BasicLoopAgent.run drives a Chat(<llm>) for max_turns turns. Its __init__
takes the kwargs the RL/SDFT engine passes through: model_name, model_path,
renderer_name, max_tokens, temperature, max_turns, system_prompt,
model_client, api_base. model_client picks the sampler: "tinker" (an
on-policy TinkerLLM reading the just-saved model_path - this is the path the
gradient flows back through) or "litellm" (any litellm provider, for
benchmarking closed/API models through the same harness).
Use a built-in
There's one built-in harness; you select an alternative by pointing the RL algorithm at any harbor agent's import path:
algorithm:
kind: rl
params:
agent_import_path: null # null → the default BasicLoopAgent
num_samples: 2
max_turns: 1
max_tokens: 256
temperature: 1.0When agent_import_path is null, the engine uses
BasicLoopAgent, parameterized by the rollout kwargs above. When you set it to a
"module.path:ClassName" string, that agent wins and the engine passes it no
kwargs - it must be fully self-configured.
| Built-in | What it does |
|---|---|
BasicLoopAgent (evsys-basic-loop) | Drives Chat(TinkerLLM(model_path)) for max_turns turns on the current policy weights, records token-level rollout_details + usage/cost onto the AgentContext, and writes the completion for the host-side verifier. Switch model_client to "litellm" to benchmark an API model through the same path. |
Create your own
A custom harness is any harbor BaseAgent whose run drives your loop and
writes the rollout onto the AgentContext:
from pathlib import Path
from harbor.agents.base import BaseAgent
from harbor.environments.base import BaseEnvironment
from harbor.llms.chat import Chat
from harbor.llms.tinker import TinkerLLM
from harbor.models.agent.context import AgentContext
class ToolLoopAgent(BaseAgent):
"""A 5-turn tool-use harness the policy is trained inside."""

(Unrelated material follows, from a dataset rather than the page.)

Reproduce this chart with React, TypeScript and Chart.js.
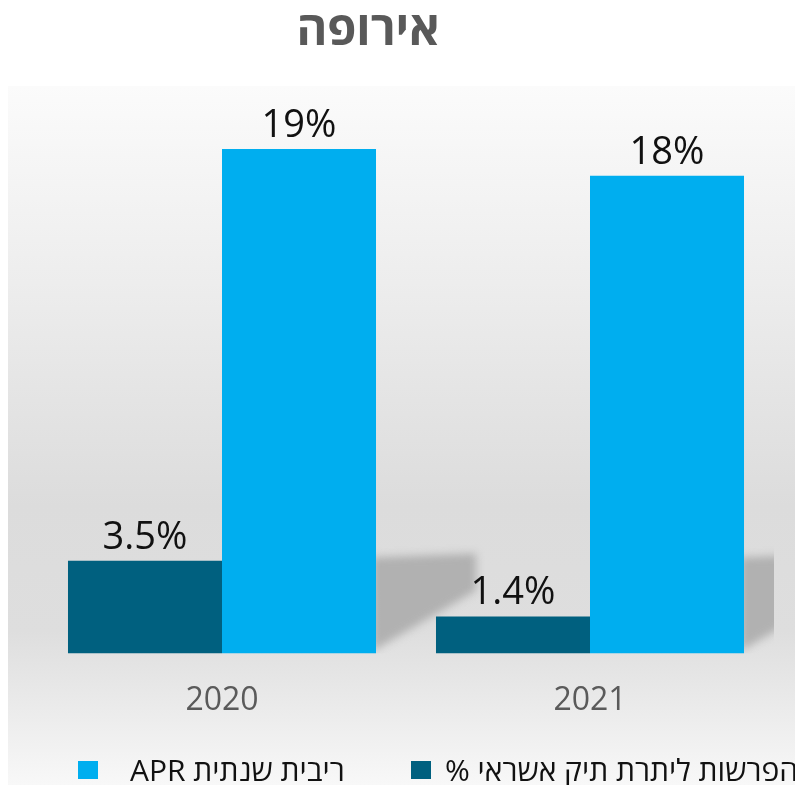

def __init__(self, *, model_name: str, model_path: str | None = None,
renderer_name: str | None = None, **kw) -> None:
super().__init__(**kw)
self._model_name = model_name
self._model_path = model_path
self._renderer_name = renderer_name
@staticmethod
def name() -> str:
return "tool-loop"
def version(self) -> str | None:
return "1.0.0"
async def setup(self, environment: BaseEnvironment) -> None:
return None
async def run(self, instruction: str, environment: BaseEnvironment,
context: AgentContext) -> None:
llm = TinkerLLM( # on-policy: reads current weights
model_name=self._model_name,
model_path=self._model_path,
renderer_name=self._renderer_name,
collect_rollout_details=True, # token-level data for training
)
chat = Chat(llm)
resp = await chat.chat(instruction) # ... your multi-turn / tool loop
context.rollout_details = chat.rollout_details # what the gradient uses
context.n_input_tokens = chat.total_input_tokens
context.n_output_tokens = chat.total_output_tokens
context.cost_usd = chat.total_cost
logs_dir = getattr(self, "logs_dir", None)
if logs_dir is not None: # completion → verifier reads it
Path(logs_dir).mkdir(parents=True, exist_ok=True)
(Path(logs_dir) / "completion.txt").write_text(resp.content or "")algorithm:
kind: rl
params:
agent_import_path: my_pkg.agents:ToolLoopAgent # train the policy inside it
num_samples: 4Because the engine hands a self-configured agent no kwargs, give your __init__
the defaults it needs to construct a sampler on the current policy.
Ship it in a package
A custom agent ships as an ordinary Python class - the RL config references it by
its module.path:ClassName import string, so any installed package (or your own
project module) works with no SDK fork. The engine imports it by that path at
rollout time, exactly as it imports the built-in BasicLoopAgent.